Pytor Il’yich Tchaikovsky, Russian Composer

Tchaikovsky, a Romantic era composer, did not follow the traditional Russian melodic discipline; instead he composed what he felt and was drastically criticized. His compositions were different from Russian nationalists in that they appealed directly to compassion within the heart and encompassed the broad range of human emotions. Although he was captivated by Russian folk music and composed a nationalist symphony, he developed his own style that was solid and individual. His style appealed largely abroad rather than nationally.
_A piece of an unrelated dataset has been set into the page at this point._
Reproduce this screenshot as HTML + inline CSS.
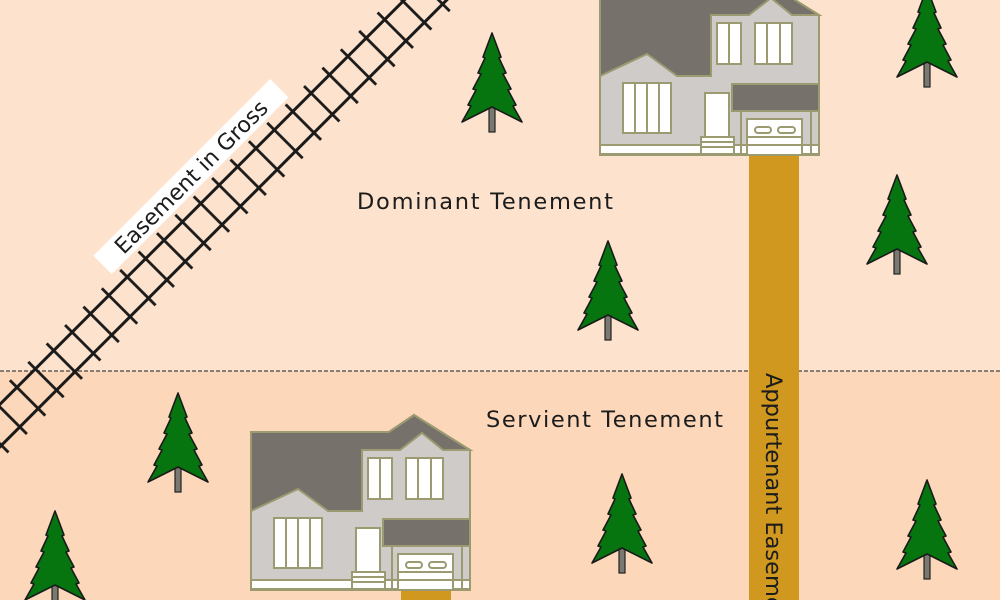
<!DOCTYPE html>
<html><head><meta charset="utf-8"><style>
html,body{margin:0;padding:0;width:1000px;height:600px;overflow:hidden;background:#fde2cd}
svg{display:block;overflow:hidden}
text{font-family:"DejaVu Sans","Liberation Sans",sans-serif;fill:#1c1c1c}
</style></head><body>
<svg width="1000" height="600" viewBox="0 0 1000 600" xmlns="http://www.w3.org/2000/svg">
<defs>
<clipPath id="frame"><rect x="0" y="0" width="1000" height="600"/></clipPath>
<pattern id="ties" x="0" y="-27" width="26" height="54" patternUnits="userSpaceOnUse">
<line x1="13" y1="2" x2="13" y2="52" stroke="#1a1a1a" stroke-width="2.8"/>
</pattern>
<g id="tree">
<rect x="-3" y="66" width="6" height="33" fill="#7a7870" stroke="#222" stroke-width="1.2"/>
<path d="M0,0 L-9,24 L-7,25 L-14,40 L-11,41 L-19,56 L-16,57 L-24,72 L-21,73 L-30,89 L0,74 L30,89 L21,73 L24,72 L16,57 L19,56 L11,41 L14,40 L7,25 L9,24 Z" fill="#067510" stroke="#1a1a1a" stroke-width="1.6" stroke-linejoin="round"/>
</g>
<g id="house" stroke="#9b9a70" stroke-width="2">
<polygon points="251,432 389,432 414,415 470,450 470,590 251,590" fill="#cfcbc9"/>
<polygon points="251,432 389,432 414,415 470,450 443,450 422,433 400,450 362,450 362,511 328,511 298,489 251,511" fill="#76716a"/>
<rect x="368" y="458" width="24" height="41" fill="#fff"/>
<line x1="380" y1="458" x2="380" y2="499"/>
<rect x="406" y="458" width="37" height="41" fill="#fff"/>
<line x1="418" y1="458" x2="418" y2="499"/><line x1="431" y1="458" x2="431" y2="499"/>
<rect x="274" y="518" width="48" height="50" fill="#fff"/>
<line x1="286" y1="518" x2="286" y2="568"/><line x1="298" y1="518" x2="298" y2="568"/><line x1="310" y1="518" x2="310" y2="568"/>
<rect x="251" y="580" width="219" height="9" fill="#fff"/>
<rect x="356" y="528" width="24" height="44" fill="#fff"/>
<rect x="352" y="572" width="33" height="17" fill="#fff"/>
<line x1="352" y1="577" x2="385" y2="577"/><line x1="352" y1="582" x2="385" y2="582"/>
<rect x="383" y="519" width="87" height="27" fill="#76716a"/>
<line x1="392" y1="546" x2="392" y2="590"/><line x1="462" y1="546" x2="462" y2="590"/>
<rect x="398" y="554" width="55" height="36" fill="#fff"/>
<line x1="398" y1="572" x2="453" y2="572"/><line x1="398" y1="580" x2="453" y2="580"/>
<rect x="406" y="562" width="16" height="6" rx="3" fill="#fff"/>
<rect x="429" y="562" width="17" height="6" rx="3" fill="#fff"/>
</g>
</defs>
<g clip-path="url(#frame)">
<rect x="0" y="0" width="1000" height="371" fill="#fde2cd"/>
<rect x="0" y="371" width="1000" height="229" fill="#fcd7ba"/>
<line x1="0" y1="371" x2="1000" y2="371" stroke="#444" stroke-width="1.2" stroke-dasharray="4,2"/>

<g transform="translate(0,425.5) rotate(-45)">
<rect x="-60" y="-27" width="760" height="54" fill="url(#ties)"/>
<line x1="-60" y1="-15" x2="700" y2="-15" stroke="#1a1a1a" stroke-width="3"/>
<line x1="-60" y1="15" x2="700" y2="15" stroke="#1a1a1a" stroke-width="3"/>
<rect x="186" y="-54" width="250" height="26" fill="#fff"/>
<text x="311" y="-33" font-size="22" text-anchor="middle">Easement in Gross</text>
</g>

<rect x="749" y="150" width="50" height="450" fill="#d0981e"/>
<rect x="401" y="588" width="50" height="12" fill="#d0981e"/>
<text transform="translate(766,373) rotate(90)" font-size="22.5">Appurtenant Easement</text>

<use href="#house"/>
<use href="#house" transform="translate(349,-435)"/>

<use href="#tree" transform="translate(492,33)"/>
<use href="#tree" transform="translate(927,-12)"/>
<use href="#tree" transform="translate(897,175)"/>
<use href="#tree" transform="translate(608,241)"/>
<use href="#tree" transform="translate(178,393)"/>
<use href="#tree" transform="translate(622,474)"/>
<use href="#tree" transform="translate(55,511)"/>
<use href="#tree" transform="translate(927,480)"/>

<text x="357" y="209" font-size="22.5" textLength="256">Dominant Tenement</text>
<text x="486" y="427" font-size="22.5" textLength="237">Servient Tenement</text>
</g>
</svg>
</body></html>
                Interestingly, Tchaikovsky was a homosexual and continuously tried to hide this fact. However, in his lifetime he was linked to two women, Nadezhda von Meck, a wealthy widow, and Antonia Milyukova who sent him obsessive love letters. The first woman commissioned many of his violin and piano arrangements. She gave him money yearly that enabled him to devote all of his time to composition and he did not have to worry about making ends meet. This relationship lasted fourteen years in which they never once met face to face, only communicating through correspondence. The second woman worthy of noting, Antonia Milyukova, gave a written ultimatum that if Tchaikovsky did not respond she would kill herself.  Homosexuality was punishable by death in Russian and Tchaikovsky thought this woman would help hide his sexuality. They were married within two months of first meeting each other. After the marriage, he fell into a deep and crushing depression and the two soon separated after a few weeks. With the help of his friends, family, and Nadezhda von Meck, he bounced back to compose two of his greatest works, Symphony No.4 and Eugene Onegin, an opera.
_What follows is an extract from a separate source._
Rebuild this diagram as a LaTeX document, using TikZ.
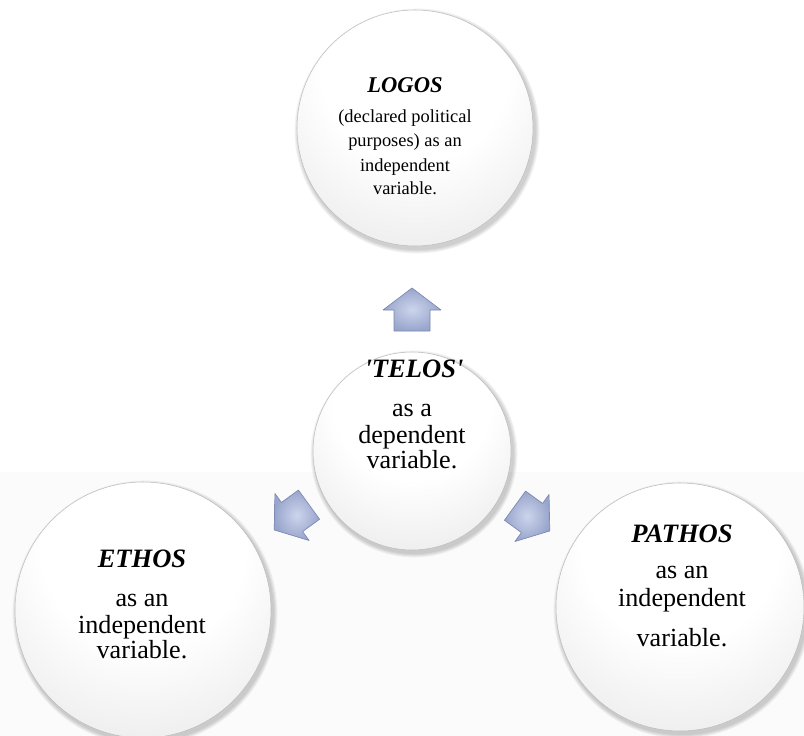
\documentclass[tikz,border=0pt]{standalone}
\usepackage{fontspec}
\setmainfont{Liberation Serif}

% white ball, lit from above, greying towards its lower rim
\pgfdeclareradialshading{ballshade}{\pgfpoint{0bp}{18bp}}{%
  color(0bp)=(white); color(20bp)=(white); color(38bp)=(black!8);
  color(52bp)=(black!15); color(61bp)=(black!26); color(66bp)=(black!42);
  color(69bp)=(black!55)}

\definecolor{arrowlight}{HTML}{CDD5EC}
\definecolor{arrowdark}{HTML}{98A5CC}
\definecolor{arrowedge}{HTML}{7B87AE}

\tikzset{
  ball/.style={circle, shading=ballshade, draw=black!26, line width=0.4pt,
    inner sep=0pt, outer sep=0pt},
  arrowbody/.style={draw=arrowedge, line width=0.5pt, line join=round,
    shading=radial, inner color=arrowlight, outer color=arrowdark},
  blockarrow/.pic={
    \path[arrowbody] (-21,-18) -- (0,-18) -- (0,-29) -- (22,0) -- (0,29)
      -- (0,18) -- (-21,18) -- cycle;
  },
  ttlS/.style={font=\fontsize{16.9}{20}\selectfont\bfseries\itshape, anchor=base, inner sep=0pt},
  bodyS/.style={font=\fontsize{13.8}{18}\selectfont, anchor=base, inner sep=0pt},
  ttlL/.style={font=\fontsize{19.9}{24}\selectfont\bfseries\itshape, anchor=base, inner sep=0pt},
  bodyL/.style={font=\fontsize{19.6}{24}\selectfont, anchor=base, inner sep=0pt},
}

\begin{document}
\begin{tikzpicture}[x=0.75pt, y=-0.75pt]
\useasboundingbox (0,0) rectangle (804,736);
\fill[black!1.5] (0,472) rectangle (804,736);

% soft shadows under the balls
\foreach \cx/\cy/\r in {415/128/118, 412/451/99, 143/610/128, 680/607/124}{
  \foreach \k in {1,...,4}
    \fill[black, opacity=0.05] (\cx+2,\cy+3) circle ({\r+\k*1.1});
}

% the four balls
\node[ball, minimum size=177pt]   (logos)  at (415,128) {};
\node[ball, minimum size=148.5pt] (telos)  at (412,451) {};
\node[ball, minimum size=192pt]   (ethos)  at (143,610) {};
\node[ball, minimum size=186pt]   (pathos) at (680,607) {};

% block arrows from the centre ball outwards
\pic[rotate=90]  at (412,310) {blockarrow};
\pic[rotate=216] at (292,517) {blockarrow};
\pic[rotate=-36] at (532,518) {blockarrow};

% LOGOS
\node[ttlS] (logos-t) at (405,92) {LOGOS};
\foreach \txt/\y [count=\i] in {{(declared political}/122, {purposes) as an}/146,
    {independent}/171, {variable.}/194}
  \node[bodyS] (logos-\i) at (405,\y) {\txt};

% TELOS
\node[ttlL] (telos-t) at (414,377) {\textquotesingle TELOS\textquotesingle};
\foreach \txt/\y [count=\i] in {{as a}/416, {dependent}/443, {variable.}/468}
  \node[bodyL] (telos-\i) at (412,\y) {\txt};

% ETHOS
\node[ttlL] (ethos-t) at (142,567) {ETHOS};
\foreach \txt/\y [count=\i] in {{as an}/606, {independent}/633, {variable.}/658}
  \node[bodyL] (ethos-\i) at (142,\y) {\txt};

% PATHOS
\node[ttlL] (pathos-t) at (682,542) {PATHOS};
\foreach \txt/\y [count=\i] in {{as an}/578, {independent}/606, {variable.}/646}
  \node[bodyL] (pathos-\i) at (682,\y) {\txt};
\end{tikzpicture}
\end{document}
                In 1891, Tchaikovsky travelled to The United States and conducted at the opening night of what was to become Carnegie Hall. He was also recognized in France where he was elected a member of the Academie de Francaise and in England where he was awarded an honorary doctorate from Cambridge University.
                Tchaikovsky was known to have written at least ten opera’s and he destroyed two of them. Of the surviving opera’s Eugene Onegin and The Queen of Spades are the most popular. Eugene Onegin was written after his short and unstable marriage and The Queen of Spades was written when he was staying in Florence.
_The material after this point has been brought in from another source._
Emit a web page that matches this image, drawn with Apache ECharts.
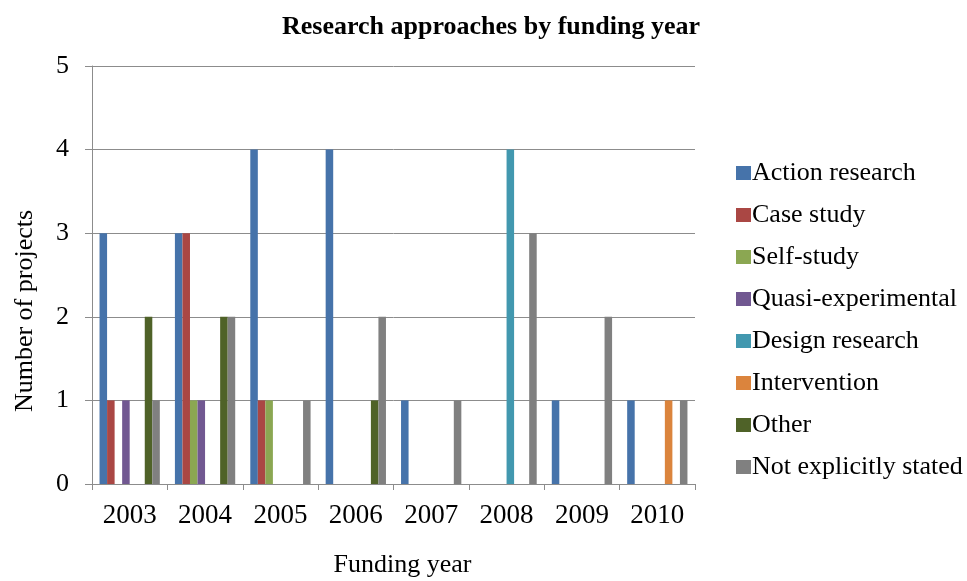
<!DOCTYPE html>
<html>
<head>
<meta charset="utf-8">
<script src="https://cdn.jsdelivr.net/npm/echarts@6/dist/echarts.min.js"></script>
<style>
  html, body { margin: 0; padding: 0; background: #fff; }
  #chart { width: 967px; height: 581px; }
</style>
</head>
<body>
<div id="chart"></div>
<script>
// Funding years on the category axis
const years = ['2003', '2004', '2005', '2006', '2007', '2008', '2009', '2010'];

// Number of projects per research approach, one value per funding year
const actionResearch     = [3, 3, 4, 4, 1, 0, 1, 1];
const caseStudy          = [1, 3, 1, 0, 0, 0, 0, 0];
const selfStudy          = [0, 1, 1, 0, 0, 0, 0, 0];
const quasiExperimental  = [1, 1, 0, 0, 0, 0, 0, 0];
const designResearch     = [0, 0, 0, 0, 0, 4, 0, 0];
const intervention       = [0, 0, 0, 0, 0, 0, 0, 1];
const other              = [2, 2, 0, 1, 0, 0, 0, 0];
const notExplicitlyStated = [1, 2, 1, 2, 1, 3, 2, 1];

const seriesDefs = [
  { name: 'Action research',       data: actionResearch,      color: '#4673AA' },
  { name: 'Case study',            data: caseStudy,           color: '#AA4744' },
  { name: 'Self-study',            data: selfStudy,           color: '#8BA752' },
  { name: 'Quasi-experimental',    data: quasiExperimental,   color: '#715891' },
  { name: 'Design research',       data: designResearch,      color: '#4298AF' },
  { name: 'Intervention',          data: intervention,        color: '#DB843D' },
  { name: 'Other',                 data: other,               color: '#4F6228' },
  { name: 'Not explicitly stated', data: notExplicitlyStated, color: '#808080' }
];

const serif = '"Liberation Serif", "Times New Roman", serif';
const axisGrey = '#8C8C8C';

const chart = echarts.init(document.getElementById('chart'), null, { renderer: 'canvas' });

chart.setOption({
  animation: false,
  backgroundColor: '#ffffff',
  textStyle: { fontFamily: serif, color: '#000' },
  title: {
    text: 'Research approaches by funding year',
    left: 486,
    textAlign: 'center',
    top: 9,
    textStyle: { fontFamily: serif, fontWeight: 'bold', fontSize: 26, color: '#000' }
  },
  grid: {
    left: 92, right: 272, top: 66, bottom: 97,
    containLabel: false,
    outerBoundsMode: 'none'
  },
  legend: {
    orient: 'vertical',
    left: 731,
    top: 154,
    itemWidth: 15,
    itemHeight: 14,
    itemGap: 14,
    icon: 'rect',
    selectedMode: false,
    textStyle: { fontFamily: serif, fontSize: 26, color: '#000', lineHeight: 28, padding: [0, 0, 0, -4] },
    data: seriesDefs.map(s => s.name)
  },
  xAxis: {
    type: 'category',
    data: years,
    name: 'Funding year',
    nameLocation: 'middle',
    nameGap: 68,
    nameTextStyle: { fontFamily: serif, fontSize: 26, color: '#000', padding: [0, 0, 0, 18] },
    axisLine: { lineStyle: { color: axisGrey, width: 1 } },
    axisTick: { show: true, alignWithLabel: false, length: 6, lineStyle: { color: axisGrey } },
    axisLabel: { fontFamily: serif, fontSize: 27, color: '#000', margin: 18 }
  },
  yAxis: {
    type: 'value',
    min: 0,
    max: 5,
    interval: 1,
    name: 'Number of projects',
    nameLocation: 'middle',
    nameGap: 54,
    nameTextStyle: { fontFamily: serif, fontSize: 26, color: '#000', padding: [0, 72, 0, 0] },
    axisLine: { show: true, lineStyle: { color: axisGrey, width: 1 } },
    axisTick: { show: true, length: 7, lineStyle: { color: axisGrey } },
    axisLabel: { fontFamily: serif, fontSize: 26, color: '#000', margin: 23 },
    splitLine: { show: true, lineStyle: { color: axisGrey, width: 1 } }
  },
  series: seriesDefs.map(s => ({
    name: s.name,
    type: 'bar',
    data: s.data,
    barGap: '0%',
    barCategoryGap: '20%',
    itemStyle: { color: s.color }
  }))
});
</script>
</body>
</html>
Tchaikovsky changed Russian ballet for the better. He introduced a greater rhythms, melodies, and orchestration. The world’s most frequently performed dance scores are Swan Lake, The Sleeping Beauty, and Swan Lake. Swan Lake was the first ballet he composed. He constructed the ballet to be fluid with each movement unified by a system of themes and structures. Initially the ballet was not received well by ballet composers such as Drigo or top choreographers such as Petipa.
Tchaikovsky’s second ballet is The Sleeping Beauty and confirmed the establishment and perfection of his symphonic style of ballet. This ballet contains movements within movements and is extremely graceful. The ballet was choreographed by Petipa and during the composition of the ballet they both worked together. They also worked together in the composition of The Nutcracker.
He completed seven symphonies and five and a half concertos, one for the violin, one for cello and orchestra, and the remainder for piano. He also created chamber music that showcased his style individual style and German influence.
The official ruling for the death of Tchaikovsky is that he died from cholera after drinking water that had not been boiled. The ruling of his death remains controversial. Some say he committed suicide by arsenic after being caught with the nephew of a high-ranking official. He was fifty-three.